The International Energy Agency on Tuesday raised its forecast for world oil demand for 2011.
The Paris-based agency predicted demand will rise to 89.1 million barrels a day, up from 87.7 million in 2010.
The IEA based the change on recharged global economic growth and a cold winter in the Northern Hemisphere that is leading to more consumption of heating oil.
Last month, the IEA forecast 2011 oil demand would hit 88.8 million barrels a day.
The Organization of Petroleum Exporting Countries, in its monthly report also released Tuesday, raised slightly its demand forecast.

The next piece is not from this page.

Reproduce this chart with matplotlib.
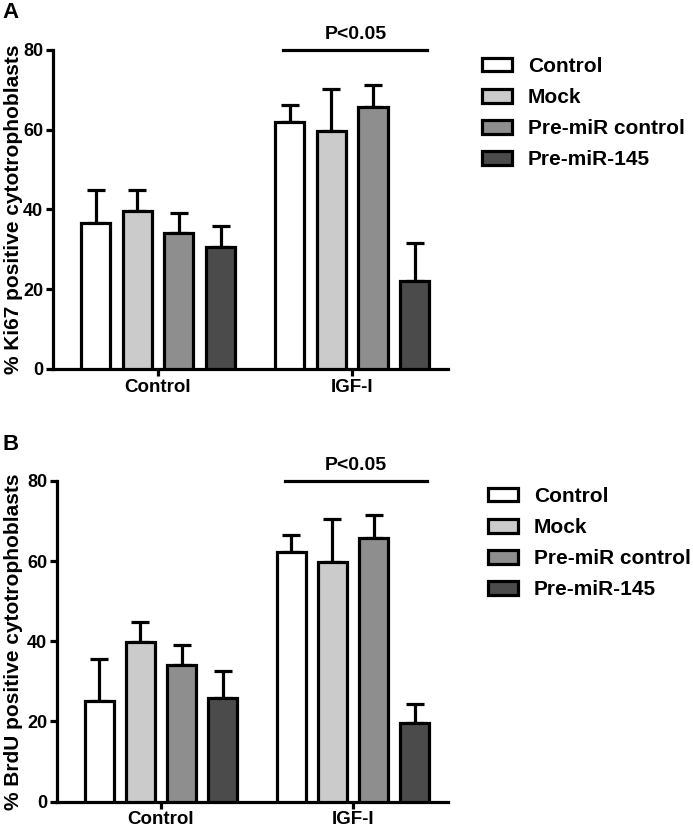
import matplotlib
matplotlib.use("Agg")
import matplotlib.pyplot as plt
from matplotlib.patches import Patch
import numpy as np

plt.rcParams['font.family'] = ['Liberation Sans', 'DejaVu Sans']
plt.rcParams['font.weight'] = 'bold'

groups = ["Control", "IGF-I"]
series = ["Control", "Mock", "Pre-miR control", "Pre-miR-145"]
colors = ["#ffffff", "#cbcbcb", "#8e8e8e", "#4b4b4b"]

ki67_mean = {"Control": [36.6, 62.0], "Mock": [39.7, 59.7],
             "Pre-miR control": [34.2, 65.6], "Pre-miR-145": [30.7, 22.1]}
ki67_err = {"Control": [8.3, 4.2], "Mock": [5.1, 10.5],
            "Pre-miR control": [4.9, 5.6], "Pre-miR-145": [5.2, 9.6]}

brdu_mean = {"Control": [25.2, 62.2], "Mock": [39.8, 59.7],
             "Pre-miR control": [34.1, 65.7], "Pre-miR-145": [25.9, 19.5]}
brdu_err = {"Control": [10.4, 4.2], "Mock": [5.1, 10.8],
            "Pre-miR control": [4.9, 5.7], "Pre-miR-145": [6.8, 4.9]}

yticks = [0, 20, 40, 60, 80]
sig_text = "P<0.05"

LW = 2.3
group_pos = np.array([0.0, 4.66])
offsets = [-1.5, -0.5, 0.5, 1.5]
width = 0.7

fig = plt.figure(figsize=(6.93, 8.31), dpi=100)

def draw(ax, means, errs, ylabel, label_x):
    for i, s in enumerate(series):
        x = group_pos + offsets[i]
        m = np.array(means[s]); e = np.array(errs[s])
        ax.errorbar(x, m, yerr=[np.zeros_like(e), e], fmt='none', ecolor='black',
                    elinewidth=LW, capsize=6.5, capthick=LW, zorder=2)
        ax.bar(x, m, width=width, color=colors[i], edgecolor='black',
               linewidth=LW, zorder=3, label=s)
    ax.set_ylim(0, 80)
    ax.set_xlim(-2.52, 6.96)
    ax.set_yticks(yticks)
    ax.set_xticks(group_pos)
    ax.set_xticklabels(groups, fontsize=13.5, fontweight='bold')
    for t in ax.get_yticklabels():
        t.set_fontsize(13); t.set_fontweight('bold')
    ax.spines['top'].set_visible(False)
    ax.spines['right'].set_visible(False)
    ax.spines['left'].set_linewidth(LW)
    ax.spines['bottom'].set_linewidth(LW)
    ax.tick_params(axis='both', width=LW, length=5, pad=2)
    ax.set_ylabel(ylabel, fontsize=15, fontweight='bold')
    ax.yaxis.set_label_coords(label_x, 0.5)
    # significance line
    x0 = group_pos[1] + offsets[0] - 0.15
    x1 = group_pos[1] + offsets[3] + 0.3
    ax.plot([x0, x1], [80, 80], color='black', lw=LW, clip_on=False, zorder=4)
    ax.annotate(sig_text, xy=((x0 + x1) / 2, 80), xytext=(0, 5),
                textcoords='offset points', ha='center', va='bottom',
                fontsize=14, fontweight='bold', annotation_clip=False)

axA = fig.add_axes([0.0765, 0.556, 0.570, 0.384])
draw(axA, ki67_mean, ki67_err, "% Ki67 positive cytotrophoblasts", -0.076)
axB = fig.add_axes([0.0823, 0.0353, 0.564, 0.386])
draw(axB, brdu_mean, brdu_err, "% BrdU positive cytotrophoblasts", -0.087)

def legend(anchor):
    handles = [Patch(facecolor=c, edgecolor='black', linewidth=LW) for c in colors]
    fig.legend(handles, series, loc='upper left', bbox_to_anchor=anchor,
               frameon=False, handlelength=1.45, handleheight=0.62,
               handletextpad=0.75, labelspacing=0.58, borderpad=0, borderaxespad=0,
               prop={'weight': 'bold', 'size': 15})

legend((482/693, 1 - 57/831))
legend((488/693, 1 - 487/831))

fig.text(2/693, 1 - 13/831, "A", fontsize=16, fontweight='bold', va='center', ha='left')
fig.text(2/693, 1 - 444/831, "B", fontsize=16, fontweight='bold', va='center', ha='left')

fig.savefig("out.png", dpi=100)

OPEC predicted demand for its crude is expected to average 29.4 million barrels a day in 2011, an increase of 0.4 million over 2010 and an increase of 0.2 million over the previous assessment, the Vienna-based group said.
Oil traders shrugged off both reports, with the February contract closing down 16 cents to $91.38 US a barrel on the New York Mercantile Exchange.
Some analysts have predicted that speculation could drive oil prices beyond $100 US a barrel. It seemed that the current rally would fall short of that.
"The market clearly lacks the drive to run at the $100 mark at the moment," said analysts at Commerzbank in Frankfurt.
"Given the substantial overhang of speculative long positions, we could see profit-taking, which could result in a further decline in the price of crude oil."